### DATA ENTRIES
════
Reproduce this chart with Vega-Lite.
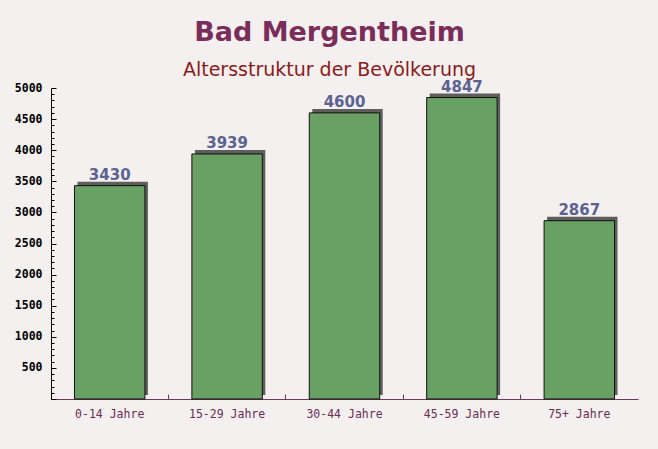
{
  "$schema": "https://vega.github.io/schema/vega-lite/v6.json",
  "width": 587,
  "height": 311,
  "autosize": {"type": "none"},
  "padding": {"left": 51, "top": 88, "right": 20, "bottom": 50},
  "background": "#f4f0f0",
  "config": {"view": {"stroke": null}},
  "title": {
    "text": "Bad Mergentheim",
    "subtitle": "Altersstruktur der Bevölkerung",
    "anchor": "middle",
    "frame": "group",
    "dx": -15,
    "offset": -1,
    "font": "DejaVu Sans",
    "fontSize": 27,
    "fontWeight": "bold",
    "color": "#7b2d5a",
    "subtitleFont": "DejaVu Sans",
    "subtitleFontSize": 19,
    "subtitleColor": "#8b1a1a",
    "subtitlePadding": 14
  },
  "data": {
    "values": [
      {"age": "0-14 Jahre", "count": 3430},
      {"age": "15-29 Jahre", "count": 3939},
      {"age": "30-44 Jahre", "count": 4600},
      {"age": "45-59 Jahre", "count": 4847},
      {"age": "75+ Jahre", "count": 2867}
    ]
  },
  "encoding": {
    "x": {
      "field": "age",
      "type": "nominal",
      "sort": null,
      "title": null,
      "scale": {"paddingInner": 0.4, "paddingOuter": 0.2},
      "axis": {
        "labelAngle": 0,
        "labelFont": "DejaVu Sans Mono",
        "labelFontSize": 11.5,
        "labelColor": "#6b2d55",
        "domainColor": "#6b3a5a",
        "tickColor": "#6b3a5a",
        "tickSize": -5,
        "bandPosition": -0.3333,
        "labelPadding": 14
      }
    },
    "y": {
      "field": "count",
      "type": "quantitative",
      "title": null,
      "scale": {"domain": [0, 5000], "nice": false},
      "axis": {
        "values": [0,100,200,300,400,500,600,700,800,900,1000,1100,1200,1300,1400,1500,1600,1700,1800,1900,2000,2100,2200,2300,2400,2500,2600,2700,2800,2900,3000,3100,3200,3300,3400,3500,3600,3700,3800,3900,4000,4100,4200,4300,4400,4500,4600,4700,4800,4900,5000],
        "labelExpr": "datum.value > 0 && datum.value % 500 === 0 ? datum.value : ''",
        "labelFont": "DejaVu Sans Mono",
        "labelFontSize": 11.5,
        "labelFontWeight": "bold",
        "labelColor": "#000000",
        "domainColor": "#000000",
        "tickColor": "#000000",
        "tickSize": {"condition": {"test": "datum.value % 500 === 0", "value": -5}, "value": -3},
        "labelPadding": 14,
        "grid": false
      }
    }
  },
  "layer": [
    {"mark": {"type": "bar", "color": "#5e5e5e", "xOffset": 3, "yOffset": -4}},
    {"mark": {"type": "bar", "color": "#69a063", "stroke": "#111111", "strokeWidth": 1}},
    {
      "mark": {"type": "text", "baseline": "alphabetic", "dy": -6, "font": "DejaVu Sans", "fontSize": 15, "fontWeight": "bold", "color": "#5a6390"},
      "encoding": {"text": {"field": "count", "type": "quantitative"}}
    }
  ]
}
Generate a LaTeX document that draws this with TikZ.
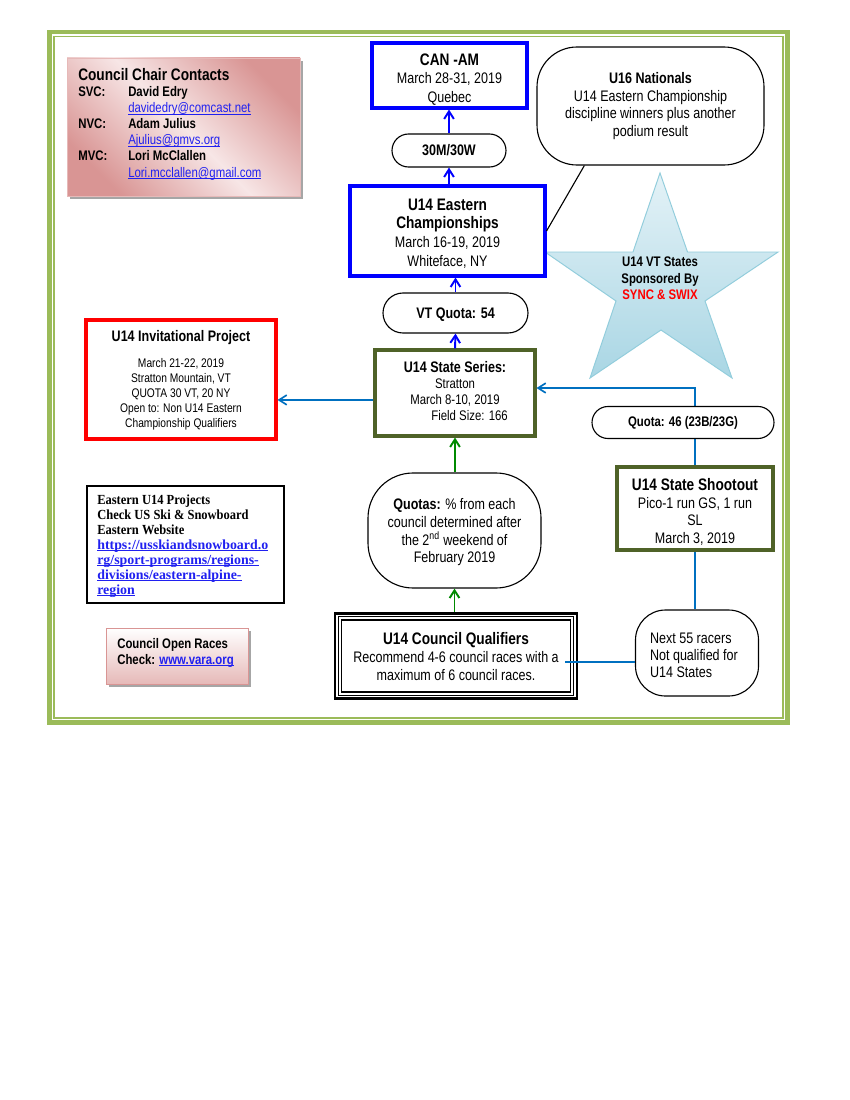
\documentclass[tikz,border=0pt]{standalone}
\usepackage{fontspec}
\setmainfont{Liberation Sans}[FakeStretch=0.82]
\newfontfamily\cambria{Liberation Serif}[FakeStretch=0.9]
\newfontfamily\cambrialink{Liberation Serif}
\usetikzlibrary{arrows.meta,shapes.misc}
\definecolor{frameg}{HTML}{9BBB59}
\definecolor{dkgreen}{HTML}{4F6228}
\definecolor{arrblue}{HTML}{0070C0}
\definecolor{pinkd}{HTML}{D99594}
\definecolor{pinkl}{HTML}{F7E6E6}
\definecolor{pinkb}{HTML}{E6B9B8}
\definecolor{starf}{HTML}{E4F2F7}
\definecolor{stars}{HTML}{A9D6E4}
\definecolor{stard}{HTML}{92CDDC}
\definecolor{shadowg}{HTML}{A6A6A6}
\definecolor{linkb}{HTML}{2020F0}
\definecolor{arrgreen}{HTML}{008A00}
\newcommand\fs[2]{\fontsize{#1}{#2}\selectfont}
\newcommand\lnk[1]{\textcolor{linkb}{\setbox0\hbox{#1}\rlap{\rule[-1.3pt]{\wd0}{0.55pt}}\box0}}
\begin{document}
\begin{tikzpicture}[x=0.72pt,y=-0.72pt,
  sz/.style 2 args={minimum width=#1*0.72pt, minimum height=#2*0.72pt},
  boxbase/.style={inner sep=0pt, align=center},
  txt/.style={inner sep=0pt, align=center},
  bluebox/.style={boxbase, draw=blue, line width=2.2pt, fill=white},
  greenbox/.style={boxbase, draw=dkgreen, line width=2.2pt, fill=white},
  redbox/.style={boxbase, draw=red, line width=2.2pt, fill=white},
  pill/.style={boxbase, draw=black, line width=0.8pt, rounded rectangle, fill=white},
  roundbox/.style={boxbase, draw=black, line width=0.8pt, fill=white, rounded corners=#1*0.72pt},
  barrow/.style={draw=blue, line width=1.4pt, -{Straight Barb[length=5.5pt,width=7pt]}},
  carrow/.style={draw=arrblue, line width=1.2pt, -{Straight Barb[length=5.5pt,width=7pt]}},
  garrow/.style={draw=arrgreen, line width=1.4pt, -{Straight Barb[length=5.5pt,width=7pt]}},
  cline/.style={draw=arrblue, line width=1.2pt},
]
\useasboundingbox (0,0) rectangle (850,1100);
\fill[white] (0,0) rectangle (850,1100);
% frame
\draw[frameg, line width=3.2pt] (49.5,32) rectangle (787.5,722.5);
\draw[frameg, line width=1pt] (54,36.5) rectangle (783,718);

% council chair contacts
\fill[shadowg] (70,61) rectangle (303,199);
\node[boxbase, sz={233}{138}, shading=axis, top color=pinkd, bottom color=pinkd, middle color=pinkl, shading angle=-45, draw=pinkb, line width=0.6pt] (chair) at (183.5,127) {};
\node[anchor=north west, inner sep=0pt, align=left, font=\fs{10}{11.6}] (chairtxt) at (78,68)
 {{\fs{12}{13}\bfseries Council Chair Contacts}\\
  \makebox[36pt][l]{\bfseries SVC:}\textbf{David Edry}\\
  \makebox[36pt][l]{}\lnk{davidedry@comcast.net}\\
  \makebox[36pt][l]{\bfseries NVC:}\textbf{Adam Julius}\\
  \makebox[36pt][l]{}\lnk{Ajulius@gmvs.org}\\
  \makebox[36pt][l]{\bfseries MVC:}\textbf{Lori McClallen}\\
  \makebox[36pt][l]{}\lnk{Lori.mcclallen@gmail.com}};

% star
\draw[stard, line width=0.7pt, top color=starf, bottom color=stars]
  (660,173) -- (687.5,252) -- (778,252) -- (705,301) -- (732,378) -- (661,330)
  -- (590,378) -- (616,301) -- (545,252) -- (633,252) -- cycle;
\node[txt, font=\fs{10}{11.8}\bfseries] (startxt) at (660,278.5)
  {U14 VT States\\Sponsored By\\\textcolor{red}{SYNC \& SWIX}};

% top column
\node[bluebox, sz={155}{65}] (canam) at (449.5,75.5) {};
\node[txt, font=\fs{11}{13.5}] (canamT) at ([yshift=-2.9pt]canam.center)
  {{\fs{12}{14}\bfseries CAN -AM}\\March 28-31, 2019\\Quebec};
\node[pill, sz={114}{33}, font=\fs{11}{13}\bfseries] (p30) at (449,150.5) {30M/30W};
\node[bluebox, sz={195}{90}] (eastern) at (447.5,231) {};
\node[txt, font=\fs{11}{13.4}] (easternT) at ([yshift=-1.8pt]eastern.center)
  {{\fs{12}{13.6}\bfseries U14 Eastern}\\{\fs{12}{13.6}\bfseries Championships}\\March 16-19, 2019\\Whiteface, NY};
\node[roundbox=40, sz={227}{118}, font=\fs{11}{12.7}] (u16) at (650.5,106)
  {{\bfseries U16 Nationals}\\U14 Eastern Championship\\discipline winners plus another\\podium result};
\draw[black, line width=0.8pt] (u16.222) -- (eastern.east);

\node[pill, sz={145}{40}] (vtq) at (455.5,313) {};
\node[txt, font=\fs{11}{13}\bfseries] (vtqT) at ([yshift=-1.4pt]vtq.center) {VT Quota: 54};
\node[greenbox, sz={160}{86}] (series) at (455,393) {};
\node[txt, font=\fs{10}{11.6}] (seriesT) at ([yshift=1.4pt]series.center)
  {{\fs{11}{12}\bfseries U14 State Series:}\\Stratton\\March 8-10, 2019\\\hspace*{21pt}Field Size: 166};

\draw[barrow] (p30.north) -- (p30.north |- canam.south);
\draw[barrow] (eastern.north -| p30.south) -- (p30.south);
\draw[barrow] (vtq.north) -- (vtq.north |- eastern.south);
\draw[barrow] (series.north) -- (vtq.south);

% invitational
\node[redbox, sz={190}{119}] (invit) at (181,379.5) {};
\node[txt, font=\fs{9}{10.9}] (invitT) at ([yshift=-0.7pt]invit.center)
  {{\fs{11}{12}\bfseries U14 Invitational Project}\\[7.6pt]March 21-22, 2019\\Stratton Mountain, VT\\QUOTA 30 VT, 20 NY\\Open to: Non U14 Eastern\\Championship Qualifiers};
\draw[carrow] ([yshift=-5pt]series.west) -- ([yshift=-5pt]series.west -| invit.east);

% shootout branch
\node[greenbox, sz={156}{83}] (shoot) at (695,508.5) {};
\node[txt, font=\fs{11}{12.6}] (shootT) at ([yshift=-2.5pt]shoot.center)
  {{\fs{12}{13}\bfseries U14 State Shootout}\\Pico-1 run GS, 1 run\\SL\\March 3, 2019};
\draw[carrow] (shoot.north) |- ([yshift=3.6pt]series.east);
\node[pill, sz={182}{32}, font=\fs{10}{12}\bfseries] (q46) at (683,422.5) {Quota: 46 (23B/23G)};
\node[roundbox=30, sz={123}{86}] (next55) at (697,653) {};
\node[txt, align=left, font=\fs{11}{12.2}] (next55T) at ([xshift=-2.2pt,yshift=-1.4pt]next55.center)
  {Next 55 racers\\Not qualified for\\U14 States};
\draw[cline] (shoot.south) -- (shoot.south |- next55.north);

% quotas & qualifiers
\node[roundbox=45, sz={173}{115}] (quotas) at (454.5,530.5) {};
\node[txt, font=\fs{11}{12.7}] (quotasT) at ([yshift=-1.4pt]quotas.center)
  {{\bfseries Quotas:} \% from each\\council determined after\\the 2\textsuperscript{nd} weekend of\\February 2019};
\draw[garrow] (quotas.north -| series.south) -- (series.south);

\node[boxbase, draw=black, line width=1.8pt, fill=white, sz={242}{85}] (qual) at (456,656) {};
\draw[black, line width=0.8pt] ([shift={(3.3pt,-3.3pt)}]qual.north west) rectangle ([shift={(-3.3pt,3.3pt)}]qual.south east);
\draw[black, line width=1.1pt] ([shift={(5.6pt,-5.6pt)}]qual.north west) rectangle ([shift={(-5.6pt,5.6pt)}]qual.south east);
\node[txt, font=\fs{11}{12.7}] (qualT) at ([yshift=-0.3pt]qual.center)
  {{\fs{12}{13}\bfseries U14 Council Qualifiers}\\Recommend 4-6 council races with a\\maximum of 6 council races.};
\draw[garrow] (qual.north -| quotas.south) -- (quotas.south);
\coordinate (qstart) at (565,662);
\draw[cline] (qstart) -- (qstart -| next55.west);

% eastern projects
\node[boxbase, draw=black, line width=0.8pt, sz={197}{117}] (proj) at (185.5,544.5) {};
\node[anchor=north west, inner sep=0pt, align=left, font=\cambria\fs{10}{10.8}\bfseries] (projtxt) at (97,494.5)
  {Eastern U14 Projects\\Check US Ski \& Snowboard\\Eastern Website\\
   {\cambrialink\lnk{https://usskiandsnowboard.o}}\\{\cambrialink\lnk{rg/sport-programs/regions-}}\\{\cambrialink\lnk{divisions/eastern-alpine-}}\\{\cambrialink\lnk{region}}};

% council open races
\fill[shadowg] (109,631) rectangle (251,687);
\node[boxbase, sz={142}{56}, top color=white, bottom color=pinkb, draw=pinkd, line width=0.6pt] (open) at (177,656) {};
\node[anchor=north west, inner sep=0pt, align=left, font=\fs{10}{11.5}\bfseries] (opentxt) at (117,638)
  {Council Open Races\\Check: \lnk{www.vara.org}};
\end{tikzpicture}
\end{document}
════
### PROBLEM DESCRIPTION
Give again, word for word, the part that opens with the line containing "Generate a LaTeX" and closes with the one containing "(54,36.5) rectangle (783,718);". Include both of those lines and skip all pictures.

### FINAL RESULT
Generate a LaTeX document that draws this with TikZ.
\documentclass[tikz,border=0pt]{standalone}
\usepackage{fontspec}
\setmainfont{Liberation Sans}[FakeStretch=0.82]
\newfontfamily\cambria{Liberation Serif}[FakeStretch=0.9]
\newfontfamily\cambrialink{Liberation Serif}
\usetikzlibrary{arrows.meta,shapes.misc}
\definecolor{frameg}{HTML}{9BBB59}
\definecolor{dkgreen}{HTML}{4F6228}
\definecolor{arrblue}{HTML}{0070C0}
\definecolor{pinkd}{HTML}{D99594}
\definecolor{pinkl}{HTML}{F7E6E6}
\definecolor{pinkb}{HTML}{E6B9B8}
\definecolor{starf}{HTML}{E4F2F7}
\definecolor{stars}{HTML}{A9D6E4}
\definecolor{stard}{HTML}{92CDDC}
\definecolor{shadowg}{HTML}{A6A6A6}
\definecolor{linkb}{HTML}{2020F0}
\definecolor{arrgreen}{HTML}{008A00}
\newcommand\fs[2]{\fontsize{#1}{#2}\selectfont}
\newcommand\lnk[1]{\textcolor{linkb}{\setbox0\hbox{#1}\rlap{\rule[-1.3pt]{\wd0}{0.55pt}}\box0}}
\begin{document}
\begin{tikzpicture}[x=0.72pt,y=-0.72pt,
  sz/.style 2 args={minimum width=#1*0.72pt, minimum height=#2*0.72pt},
  boxbase/.style={inner sep=0pt, align=center},
  txt/.style={inner sep=0pt, align=center},
  bluebox/.style={boxbase, draw=blue, line width=2.2pt, fill=white},
  greenbox/.style={boxbase, draw=dkgreen, line width=2.2pt, fill=white},
  redbox/.style={boxbase, draw=red, line width=2.2pt, fill=white},
  pill/.style={boxbase, draw=black, line width=0.8pt, rounded rectangle, fill=white},
  roundbox/.style={boxbase, draw=black, line width=0.8pt, fill=white, rounded corners=#1*0.72pt},
  barrow/.style={draw=blue, line width=1.4pt, -{Straight Barb[length=5.5pt,width=7pt]}},
  carrow/.style={draw=arrblue, line width=1.2pt, -{Straight Barb[length=5.5pt,width=7pt]}},
  garrow/.style={draw=arrgreen, line width=1.4pt, -{Straight Barb[length=5.5pt,width=7pt]}},
  cline/.style={draw=arrblue, line width=1.2pt},
]
\useasboundingbox (0,0) rectangle (850,1100);
\fill[white] (0,0) rectangle (850,1100);
% frame
\draw[frameg, line width=3.2pt] (49.5,32) rectangle (787.5,722.5);
\draw[frameg, line width=1pt] (54,36.5) rectangle (783,718);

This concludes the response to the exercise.